Just caught something interesting about how Asia's stablecoin ecosystem is finally getting the infrastructure it needs. Stables announced a partnership with Mansa that's basically addressing a massive gap in the region's payment systems. Here's the thing - Asia handles 60% of all global stablecoin activity, but banks there are almost completely absent from the picture. Only 1% of Asian banks are actually working with digital currencies, which leaves 150 local currencies hanging without real connections to dollar networks.



The way this works is actually pretty clever. Mansa, functioning as a settlement provider, is bringing serious liquidity capacity to the table. They've already moved $394 million through over 40 different currency pathways since August 2024. So what Stables gets out of this is a way to convert local money into USDT more efficiently, with Mansa injecting short-term liquidity into these conversion channels to keep everything stable when volumes spike during market swings.

Stables itself is processing over $1.5 billion in annual payment volume and holds licenses across Australia, Europe, and Canada. The CEO basically said this partnership gives them the deep liquidity needed to make USDT actually functional for cross-border commerce at real scale. It's structured similar to how fintech companies typically work - multiple specialized providers all working behind one unified interface.

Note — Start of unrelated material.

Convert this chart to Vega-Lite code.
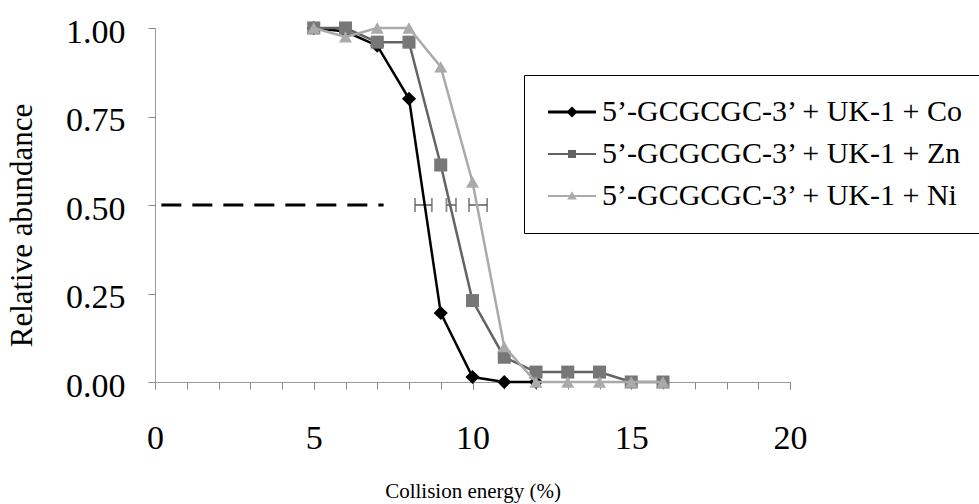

What makes this timing interesting is the broader regulatory environment shifting. The Federal Reserve just opened a 60-day comment period on changes that would let FedNow handle international transfers. FedNow only launched for domestic use in 2023, so this would be a pretty significant expansion. Though realistically, adding intermediaries could create complications rather than solve them, especially when you factor in currency exchange issues and conflicting regulations between countries.

Looking at the stablecoin market overall, supply hit $315 billion in Q1 2026 according to recent data. But here's what caught my attention - that $8 billion quarterly increase was the weakest growth since Q4 2023. Compare that to Q3 2025 when supply jumped $45.7 billion and you see the slowdown clearly. DeFiLlama confirmed similar numbers, showing $8.05 billion growth between January 1 and March 31, reaching $316.8 billion by early April. Supply only grew 2.6% while the broader crypto market dropped 21%, which actually pushed stablecoin dominance up from 9% to 13% of total crypto value.

Trading activity tells a different story though. Stablecoins accounted for $8.3 trillion in Q1 trading volume - that's 75% of all crypto transactions. Pretty wild when you think about it.

One more thing worth noting - there's been research showing that eliminating stablecoin yield wouldn't actually drive the lending boost some people expected. A Council of Economic Advisers model found it would only increase bank lending by $2.1 billion or 0.02%, while costing $800 million in consumer welfare. Large banks would capture 76% of any additional lending, with community banks adding just $500 million. Even under extreme scenarios, you're only looking at a 4.4% lending increase. This kind of data is why infrastructure plays like what Stables and Mansa are building matter more than regulatory tweaks alone.